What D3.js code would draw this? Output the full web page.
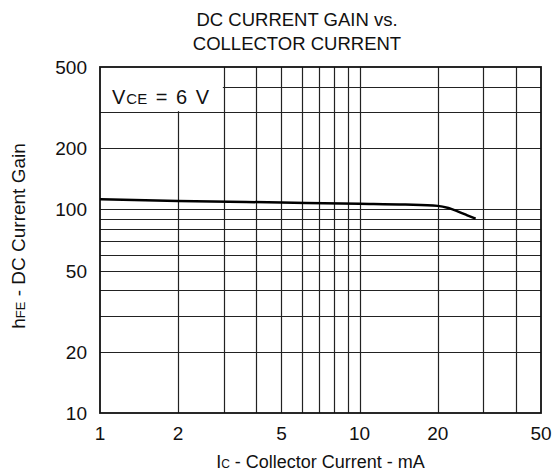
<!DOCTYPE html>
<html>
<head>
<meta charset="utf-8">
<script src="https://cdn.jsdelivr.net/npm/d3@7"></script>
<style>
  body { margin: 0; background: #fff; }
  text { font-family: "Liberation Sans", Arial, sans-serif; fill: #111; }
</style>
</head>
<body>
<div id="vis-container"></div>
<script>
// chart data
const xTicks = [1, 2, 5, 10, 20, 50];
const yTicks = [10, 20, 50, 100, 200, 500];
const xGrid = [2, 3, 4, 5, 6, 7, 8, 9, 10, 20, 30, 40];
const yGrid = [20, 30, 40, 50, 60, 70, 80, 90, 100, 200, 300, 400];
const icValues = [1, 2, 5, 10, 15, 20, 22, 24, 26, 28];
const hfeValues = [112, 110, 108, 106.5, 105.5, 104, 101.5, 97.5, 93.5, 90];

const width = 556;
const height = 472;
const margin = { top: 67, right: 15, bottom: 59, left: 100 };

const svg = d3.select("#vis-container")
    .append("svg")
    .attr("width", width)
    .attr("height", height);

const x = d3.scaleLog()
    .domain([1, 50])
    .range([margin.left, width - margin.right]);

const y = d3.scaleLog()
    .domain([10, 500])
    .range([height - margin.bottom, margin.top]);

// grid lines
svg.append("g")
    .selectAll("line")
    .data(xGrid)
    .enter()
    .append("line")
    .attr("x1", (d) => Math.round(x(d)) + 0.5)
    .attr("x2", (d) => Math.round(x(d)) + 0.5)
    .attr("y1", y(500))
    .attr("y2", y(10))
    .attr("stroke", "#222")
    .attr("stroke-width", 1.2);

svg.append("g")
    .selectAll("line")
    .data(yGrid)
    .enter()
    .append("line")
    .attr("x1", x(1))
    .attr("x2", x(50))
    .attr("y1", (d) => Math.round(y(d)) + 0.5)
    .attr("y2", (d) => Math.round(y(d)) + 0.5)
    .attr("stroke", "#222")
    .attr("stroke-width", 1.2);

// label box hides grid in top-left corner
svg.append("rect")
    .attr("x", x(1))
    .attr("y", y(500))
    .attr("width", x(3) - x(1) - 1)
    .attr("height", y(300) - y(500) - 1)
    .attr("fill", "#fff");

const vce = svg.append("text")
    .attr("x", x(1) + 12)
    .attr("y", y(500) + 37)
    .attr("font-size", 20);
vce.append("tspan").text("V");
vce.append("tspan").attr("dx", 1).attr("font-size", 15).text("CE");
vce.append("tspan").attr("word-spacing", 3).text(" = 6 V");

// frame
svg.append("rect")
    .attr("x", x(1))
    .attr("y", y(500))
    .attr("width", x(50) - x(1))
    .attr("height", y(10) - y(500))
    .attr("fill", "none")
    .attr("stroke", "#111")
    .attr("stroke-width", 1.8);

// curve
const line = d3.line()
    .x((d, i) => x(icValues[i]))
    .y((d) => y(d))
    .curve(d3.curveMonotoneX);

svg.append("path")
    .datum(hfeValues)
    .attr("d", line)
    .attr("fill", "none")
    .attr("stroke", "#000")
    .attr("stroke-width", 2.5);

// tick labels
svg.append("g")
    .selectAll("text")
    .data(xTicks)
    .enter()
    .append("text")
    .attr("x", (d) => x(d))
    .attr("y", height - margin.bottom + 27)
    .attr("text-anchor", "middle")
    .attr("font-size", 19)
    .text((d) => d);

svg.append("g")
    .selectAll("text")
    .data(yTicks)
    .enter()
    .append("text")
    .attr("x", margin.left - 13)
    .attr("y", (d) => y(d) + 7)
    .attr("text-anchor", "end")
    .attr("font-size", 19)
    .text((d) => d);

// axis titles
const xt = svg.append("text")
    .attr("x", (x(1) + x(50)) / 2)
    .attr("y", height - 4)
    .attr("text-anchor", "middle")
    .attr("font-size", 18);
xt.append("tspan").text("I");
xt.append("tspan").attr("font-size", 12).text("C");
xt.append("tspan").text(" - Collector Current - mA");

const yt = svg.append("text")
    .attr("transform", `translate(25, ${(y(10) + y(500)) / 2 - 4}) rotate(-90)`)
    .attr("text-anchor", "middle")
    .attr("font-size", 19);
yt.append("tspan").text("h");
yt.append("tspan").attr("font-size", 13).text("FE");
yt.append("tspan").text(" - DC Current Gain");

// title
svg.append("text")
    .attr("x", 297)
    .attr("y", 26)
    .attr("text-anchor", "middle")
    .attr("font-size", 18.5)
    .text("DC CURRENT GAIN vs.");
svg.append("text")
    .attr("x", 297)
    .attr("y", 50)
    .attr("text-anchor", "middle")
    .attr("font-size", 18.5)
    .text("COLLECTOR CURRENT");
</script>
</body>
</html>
* * *
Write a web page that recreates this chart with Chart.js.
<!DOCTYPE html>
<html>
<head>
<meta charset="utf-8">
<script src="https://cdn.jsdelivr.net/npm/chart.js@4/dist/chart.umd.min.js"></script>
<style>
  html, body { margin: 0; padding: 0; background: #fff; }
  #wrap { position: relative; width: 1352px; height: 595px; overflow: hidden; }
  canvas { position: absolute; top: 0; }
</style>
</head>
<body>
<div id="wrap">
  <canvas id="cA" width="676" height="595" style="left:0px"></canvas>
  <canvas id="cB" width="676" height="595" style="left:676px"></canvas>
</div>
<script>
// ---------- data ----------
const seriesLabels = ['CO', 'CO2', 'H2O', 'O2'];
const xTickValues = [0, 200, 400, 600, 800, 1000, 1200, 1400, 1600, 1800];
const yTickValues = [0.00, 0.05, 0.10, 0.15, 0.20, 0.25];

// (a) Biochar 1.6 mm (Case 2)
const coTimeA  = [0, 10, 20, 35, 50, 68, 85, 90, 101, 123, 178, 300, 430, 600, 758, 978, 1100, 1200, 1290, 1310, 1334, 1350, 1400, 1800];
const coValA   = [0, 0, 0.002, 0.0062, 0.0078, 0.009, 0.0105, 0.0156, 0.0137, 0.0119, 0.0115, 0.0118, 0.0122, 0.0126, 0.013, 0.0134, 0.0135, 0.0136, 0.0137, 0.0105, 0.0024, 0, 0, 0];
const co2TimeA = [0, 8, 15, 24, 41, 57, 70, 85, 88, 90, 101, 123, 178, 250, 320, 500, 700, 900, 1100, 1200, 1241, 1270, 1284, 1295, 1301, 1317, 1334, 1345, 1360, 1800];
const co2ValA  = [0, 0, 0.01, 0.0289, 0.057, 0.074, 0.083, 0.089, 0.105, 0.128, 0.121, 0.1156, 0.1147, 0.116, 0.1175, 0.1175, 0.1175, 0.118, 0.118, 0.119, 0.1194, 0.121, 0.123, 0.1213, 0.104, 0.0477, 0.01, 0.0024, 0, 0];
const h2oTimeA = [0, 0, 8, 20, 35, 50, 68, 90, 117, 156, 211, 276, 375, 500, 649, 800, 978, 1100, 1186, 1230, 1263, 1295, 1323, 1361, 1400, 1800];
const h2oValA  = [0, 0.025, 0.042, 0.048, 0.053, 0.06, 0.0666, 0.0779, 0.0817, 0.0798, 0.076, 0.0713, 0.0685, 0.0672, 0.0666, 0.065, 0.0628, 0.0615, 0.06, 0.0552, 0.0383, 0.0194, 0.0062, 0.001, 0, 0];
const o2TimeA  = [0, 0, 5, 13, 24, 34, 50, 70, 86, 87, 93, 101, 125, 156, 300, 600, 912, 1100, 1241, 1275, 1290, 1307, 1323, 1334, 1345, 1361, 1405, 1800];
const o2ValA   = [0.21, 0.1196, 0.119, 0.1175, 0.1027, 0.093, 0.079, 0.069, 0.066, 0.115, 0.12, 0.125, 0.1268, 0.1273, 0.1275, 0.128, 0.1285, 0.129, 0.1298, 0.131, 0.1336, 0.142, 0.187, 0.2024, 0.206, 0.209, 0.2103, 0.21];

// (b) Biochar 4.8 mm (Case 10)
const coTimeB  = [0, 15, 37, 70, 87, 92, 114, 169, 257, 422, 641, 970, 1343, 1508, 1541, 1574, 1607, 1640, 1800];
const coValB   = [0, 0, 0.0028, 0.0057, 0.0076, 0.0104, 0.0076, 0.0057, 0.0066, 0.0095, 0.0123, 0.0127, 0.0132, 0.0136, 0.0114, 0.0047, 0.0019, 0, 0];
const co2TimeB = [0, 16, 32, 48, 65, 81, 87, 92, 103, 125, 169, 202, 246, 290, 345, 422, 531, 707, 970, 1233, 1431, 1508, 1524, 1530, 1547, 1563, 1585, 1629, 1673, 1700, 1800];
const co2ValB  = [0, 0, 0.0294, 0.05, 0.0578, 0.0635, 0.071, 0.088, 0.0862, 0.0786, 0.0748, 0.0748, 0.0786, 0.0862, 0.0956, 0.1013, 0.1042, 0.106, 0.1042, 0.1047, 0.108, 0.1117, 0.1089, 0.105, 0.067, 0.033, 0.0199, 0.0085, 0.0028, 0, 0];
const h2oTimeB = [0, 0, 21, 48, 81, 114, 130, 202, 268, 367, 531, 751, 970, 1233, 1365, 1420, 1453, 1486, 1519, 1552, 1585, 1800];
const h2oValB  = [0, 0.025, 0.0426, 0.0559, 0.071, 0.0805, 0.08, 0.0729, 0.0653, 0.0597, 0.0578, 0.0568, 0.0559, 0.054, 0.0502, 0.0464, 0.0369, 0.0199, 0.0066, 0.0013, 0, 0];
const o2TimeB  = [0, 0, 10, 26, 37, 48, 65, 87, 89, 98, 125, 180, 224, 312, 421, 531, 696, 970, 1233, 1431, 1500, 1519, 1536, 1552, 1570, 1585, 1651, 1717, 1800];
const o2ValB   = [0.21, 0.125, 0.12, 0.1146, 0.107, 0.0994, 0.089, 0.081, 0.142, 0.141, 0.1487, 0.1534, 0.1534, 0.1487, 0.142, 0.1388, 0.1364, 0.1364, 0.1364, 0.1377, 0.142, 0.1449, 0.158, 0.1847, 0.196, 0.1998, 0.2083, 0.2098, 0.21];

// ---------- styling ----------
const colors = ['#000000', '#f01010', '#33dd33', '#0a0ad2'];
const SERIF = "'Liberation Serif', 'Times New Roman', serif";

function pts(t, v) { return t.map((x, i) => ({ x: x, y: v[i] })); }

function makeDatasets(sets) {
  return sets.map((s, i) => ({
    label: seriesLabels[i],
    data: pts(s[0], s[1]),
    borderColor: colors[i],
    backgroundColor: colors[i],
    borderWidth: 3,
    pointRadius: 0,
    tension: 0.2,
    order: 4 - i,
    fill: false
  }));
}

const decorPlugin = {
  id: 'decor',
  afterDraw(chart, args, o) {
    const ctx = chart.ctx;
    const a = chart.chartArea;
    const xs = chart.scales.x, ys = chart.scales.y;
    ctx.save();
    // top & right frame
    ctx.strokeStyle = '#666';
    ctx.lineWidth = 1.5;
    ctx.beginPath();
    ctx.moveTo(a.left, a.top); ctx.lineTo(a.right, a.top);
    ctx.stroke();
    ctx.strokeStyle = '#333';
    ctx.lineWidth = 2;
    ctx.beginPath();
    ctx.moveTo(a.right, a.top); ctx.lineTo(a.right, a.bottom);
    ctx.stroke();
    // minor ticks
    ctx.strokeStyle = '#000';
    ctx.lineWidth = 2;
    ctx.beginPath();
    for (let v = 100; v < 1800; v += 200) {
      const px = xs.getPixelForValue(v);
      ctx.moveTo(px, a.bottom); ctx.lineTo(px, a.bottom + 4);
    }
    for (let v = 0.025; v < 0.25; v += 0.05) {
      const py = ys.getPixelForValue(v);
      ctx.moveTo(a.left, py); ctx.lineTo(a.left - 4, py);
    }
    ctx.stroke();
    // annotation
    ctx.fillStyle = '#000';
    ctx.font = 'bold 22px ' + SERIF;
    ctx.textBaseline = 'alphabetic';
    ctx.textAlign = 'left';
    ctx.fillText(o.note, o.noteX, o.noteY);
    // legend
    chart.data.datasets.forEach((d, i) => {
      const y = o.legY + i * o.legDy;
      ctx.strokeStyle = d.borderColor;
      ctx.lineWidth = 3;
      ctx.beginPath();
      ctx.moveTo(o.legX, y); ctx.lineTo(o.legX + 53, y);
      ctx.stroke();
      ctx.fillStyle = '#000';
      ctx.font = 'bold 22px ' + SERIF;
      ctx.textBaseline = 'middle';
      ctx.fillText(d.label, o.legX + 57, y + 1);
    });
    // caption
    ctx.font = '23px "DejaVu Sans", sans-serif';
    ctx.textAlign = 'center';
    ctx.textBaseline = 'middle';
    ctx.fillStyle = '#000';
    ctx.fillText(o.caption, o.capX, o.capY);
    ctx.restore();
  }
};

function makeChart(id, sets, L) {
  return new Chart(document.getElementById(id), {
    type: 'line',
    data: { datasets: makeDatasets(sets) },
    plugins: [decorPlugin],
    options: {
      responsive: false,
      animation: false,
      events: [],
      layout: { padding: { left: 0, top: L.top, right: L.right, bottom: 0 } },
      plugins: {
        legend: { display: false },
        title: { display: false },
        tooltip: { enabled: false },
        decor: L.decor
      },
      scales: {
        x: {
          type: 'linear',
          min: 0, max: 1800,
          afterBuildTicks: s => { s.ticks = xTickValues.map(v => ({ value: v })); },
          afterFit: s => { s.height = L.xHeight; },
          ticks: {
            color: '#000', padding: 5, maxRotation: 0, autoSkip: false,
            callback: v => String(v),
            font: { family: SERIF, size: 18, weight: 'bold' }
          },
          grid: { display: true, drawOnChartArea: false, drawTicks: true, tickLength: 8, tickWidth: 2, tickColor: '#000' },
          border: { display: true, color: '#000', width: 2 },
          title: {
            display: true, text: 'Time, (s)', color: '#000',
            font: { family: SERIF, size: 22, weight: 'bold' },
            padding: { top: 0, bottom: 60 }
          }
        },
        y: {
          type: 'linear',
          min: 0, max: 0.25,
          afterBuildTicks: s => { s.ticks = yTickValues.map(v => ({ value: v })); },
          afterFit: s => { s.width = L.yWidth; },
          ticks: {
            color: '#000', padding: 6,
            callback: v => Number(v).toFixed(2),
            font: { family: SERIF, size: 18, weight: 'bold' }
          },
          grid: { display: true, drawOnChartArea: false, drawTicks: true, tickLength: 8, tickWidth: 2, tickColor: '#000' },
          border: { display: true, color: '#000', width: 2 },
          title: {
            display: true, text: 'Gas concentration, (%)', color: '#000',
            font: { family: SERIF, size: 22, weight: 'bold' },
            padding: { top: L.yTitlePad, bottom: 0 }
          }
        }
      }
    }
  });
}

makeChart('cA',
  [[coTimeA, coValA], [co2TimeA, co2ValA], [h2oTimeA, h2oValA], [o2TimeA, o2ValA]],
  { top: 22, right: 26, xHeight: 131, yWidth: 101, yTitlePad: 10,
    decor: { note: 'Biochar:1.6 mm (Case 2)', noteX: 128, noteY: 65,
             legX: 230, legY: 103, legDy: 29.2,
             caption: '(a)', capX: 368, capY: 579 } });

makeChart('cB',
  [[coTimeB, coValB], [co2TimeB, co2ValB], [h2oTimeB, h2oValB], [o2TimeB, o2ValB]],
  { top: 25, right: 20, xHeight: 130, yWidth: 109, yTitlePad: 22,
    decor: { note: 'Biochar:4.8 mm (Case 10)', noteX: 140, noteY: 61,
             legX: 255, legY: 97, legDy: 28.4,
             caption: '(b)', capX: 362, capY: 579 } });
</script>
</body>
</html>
* * *
» REQUIREMENT:
Copy verbatim the line that contains "Write a web", the line that contains "const yTickValues = [0.00, 0.05, 0.10, 0.15, 0.20, 0.25];", and all lines between them.

» EXERCISE RESPONSE:
Write a web page that recreates this chart with Chart.js.
<!DOCTYPE html>
<html>
<head>
<meta charset="utf-8">
<script src="https://cdn.jsdelivr.net/npm/chart.js@4/dist/chart.umd.min.js"></script>
<style>
  html, body { margin: 0; padding: 0; background: #fff; }
  #wrap { position: relative; width: 1352px; height: 595px; overflow: hidden; }
  canvas { position: absolute; top: 0; }
</style>
</head>
<body>
<div id="wrap">
  <canvas id="cA" width="676" height="595" style="left:0px"></canvas>
  <canvas id="cB" width="676" height="595" style="left:676px"></canvas>
</div>
<script>
// ---------- data ----------
const seriesLabels = ['CO', 'CO2', 'H2O', 'O2'];
const xTickValues = [0, 200, 400, 600, 800, 1000, 1200, 1400, 1600, 1800];
const yTickValues = [0.00, 0.05, 0.10, 0.15, 0.20, 0.25];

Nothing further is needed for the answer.